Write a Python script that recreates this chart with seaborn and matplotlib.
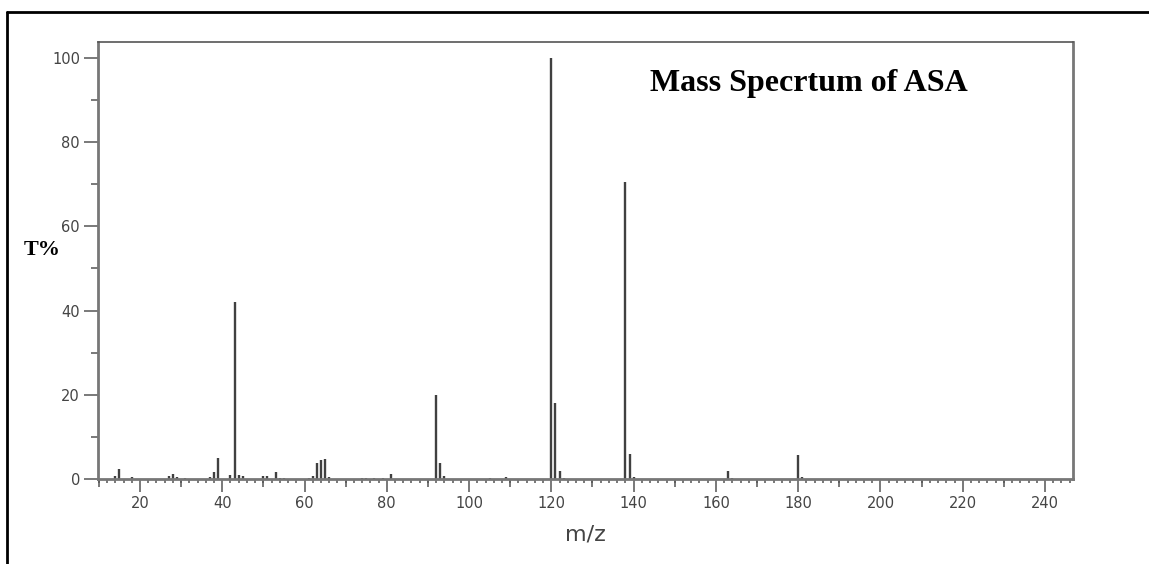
import matplotlib
matplotlib.use("Agg")
import matplotlib.pyplot as plt
from matplotlib.ticker import MultipleLocator, NullFormatter
from matplotlib.lines import Line2D
import seaborn as sns
import pandas as pd

# peak list (m/z, relative intensity %)
mz = [14, 15, 18, 27, 28, 29, 31, 37, 38, 39, 42, 43, 44, 45, 50, 51, 53, 54,
      55, 61, 62, 63, 64, 65, 66, 74, 75, 77, 79, 81, 92, 93, 94, 105, 109,
      120, 121, 122, 123, 138, 139, 140, 163, 164, 180, 181]
intensity = [0.7, 2.4, 0.5, 0.8, 1.3, 0.5, 0.3, 0.5, 1.6, 4.9, 1.0, 42.0, 0.9,
             0.8, 0.8, 0.6, 1.6, 0.3, 0.3, 0.3, 0.8, 3.7, 4.5, 4.8, 0.5, 0.3,
             0.3, 0.3, 0.3, 1.3, 19.9, 3.7, 0.6, 0.3, 0.5, 100.0, 18.0, 1.8,
             0.3, 70.6, 5.9, 0.4, 1.9, 0.3, 5.6, 0.4]
y_ticks = [0, 20, 40, 60, 80, 100]
x_ticks = [20, 40, 60, 80, 100, 120, 140, 160, 180, 200, 220, 240]

df = pd.DataFrame({"mz": mz, "intensity": intensity})

sns.set_theme(style="white")
plt.rcParams["font.family"] = ["DejaVu Sans"]

fig = plt.figure(figsize=(11.49, 5.64), dpi=100)
ax = fig.add_axes([98 / 1149, 1 - 479 / 564, 975 / 1149, 437 / 564])

grey = "#555555"
ax.vlines(df["mz"], 0, df["intensity"], color="#404040", linewidth=1.7)

ax.set_xlim(9.8, 246.8)
ax.set_ylim(0, 103.8)

ax.set_xticks(x_ticks)
ax.set_yticks(y_ticks)
ax.xaxis.set_minor_locator(MultipleLocator(2))
ax.yaxis.set_minor_locator(MultipleLocator(10))
ax.tick_params(axis="y", which="major", direction="out", length=10, width=1.1,
               color=grey, labelcolor="#444444", labelsize=10.5, pad=3, left=True)
ax.tick_params(axis="y", which="minor", direction="out", length=5, width=1.1,
               color=grey, left=True)
ax.tick_params(axis="x", which="major", direction="out", length=9, width=1.1,
               color=grey, labelcolor="#444444", labelsize=10.5, pad=3, bottom=True)
ax.tick_params(axis="x", which="minor", direction="out", length=3, width=1.1,
               color=grey, bottom=True)

# medium ticks at the odd tens
sec = ax.secondary_xaxis("bottom")
sec.set_xticks([10, 30, 50, 70, 90, 110, 130, 150, 170, 190, 210, 230])
sec.xaxis.set_major_formatter(NullFormatter())
sec.tick_params(axis="x", direction="out", length=5.5, width=1.1, color=grey)
sec.spines["bottom"].set_visible(False)

for side in ["left", "right", "bottom"]:
    ax.spines[side].set_color("#777777")
    ax.spines[side].set_linewidth(2)
ax.spines["top"].set_color("#555555")
ax.spines["top"].set_linewidth(1.2)

ax.set_xlabel("m/z", fontsize=16, color="#444444", labelpad=10)
ax.set_ylabel("")

ax.text(0.729, 0.906, "Mass Specrtum of ASA", transform=ax.transAxes,
        ha="center", va="center", fontsize=23, fontweight="bold",
        family=["Liberation Serif", "DejaVu Serif"], color="black")
fig.text(42 / 1149, 1 - 250 / 564, "T%", ha="center", va="center",
         fontsize=16, fontweight="bold",
         family=["Liberation Serif", "DejaVu Serif"], color="black")

# outer frame lines (top and left only)
fig.add_artist(Line2D([7 / 1149, 1], [1 - 12 / 564, 1 - 12 / 564],
                      transform=fig.transFigure, color="black", linewidth=2))
fig.add_artist(Line2D([7 / 1149, 7 / 1149], [0, 1 - 12 / 564],
                      transform=fig.transFigure, color="black", linewidth=2))

fig.savefig("out.png", dpi=100)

○ ○ ○ ○ ○

◆ PROBLEM STATEMENT ◆
Reproduce the data above word for word from its first line through the line that holds "ax.set_ylim(0, 103.8)", both ends included; skip pictures.

◆ OUTPUT OF THE TASK ◆
Write a Python script that recreates this chart with seaborn and matplotlib.
import matplotlib
matplotlib.use("Agg")
import matplotlib.pyplot as plt
from matplotlib.ticker import MultipleLocator, NullFormatter
from matplotlib.lines import Line2D
import seaborn as sns
import pandas as pd

# peak list (m/z, relative intensity %)
mz = [14, 15, 18, 27, 28, 29, 31, 37, 38, 39, 42, 43, 44, 45, 50, 51, 53, 54,
      55, 61, 62, 63, 64, 65, 66, 74, 75, 77, 79, 81, 92, 93, 94, 105, 109,
      120, 121, 122, 123, 138, 139, 140, 163, 164, 180, 181]
intensity = [0.7, 2.4, 0.5, 0.8, 1.3, 0.5, 0.3, 0.5, 1.6, 4.9, 1.0, 42.0, 0.9,
             0.8, 0.8, 0.6, 1.6, 0.3, 0.3, 0.3, 0.8, 3.7, 4.5, 4.8, 0.5, 0.3,
             0.3, 0.3, 0.3, 1.3, 19.9, 3.7, 0.6, 0.3, 0.5, 100.0, 18.0, 1.8,
             0.3, 70.6, 5.9, 0.4, 1.9, 0.3, 5.6, 0.4]
y_ticks = [0, 20, 40, 60, 80, 100]
x_ticks = [20, 40, 60, 80, 100, 120, 140, 160, 180, 200, 220, 240]

df = pd.DataFrame({"mz": mz, "intensity": intensity})

sns.set_theme(style="white")
plt.rcParams["font.family"] = ["DejaVu Sans"]

fig = plt.figure(figsize=(11.49, 5.64), dpi=100)
ax = fig.add_axes([98 / 1149, 1 - 479 / 564, 975 / 1149, 437 / 564])

grey = "#555555"
ax.vlines(df["mz"], 0, df["intensity"], color="#404040", linewidth=1.7)

ax.set_xlim(9.8, 246.8)
ax.set_ylim(0, 103.8)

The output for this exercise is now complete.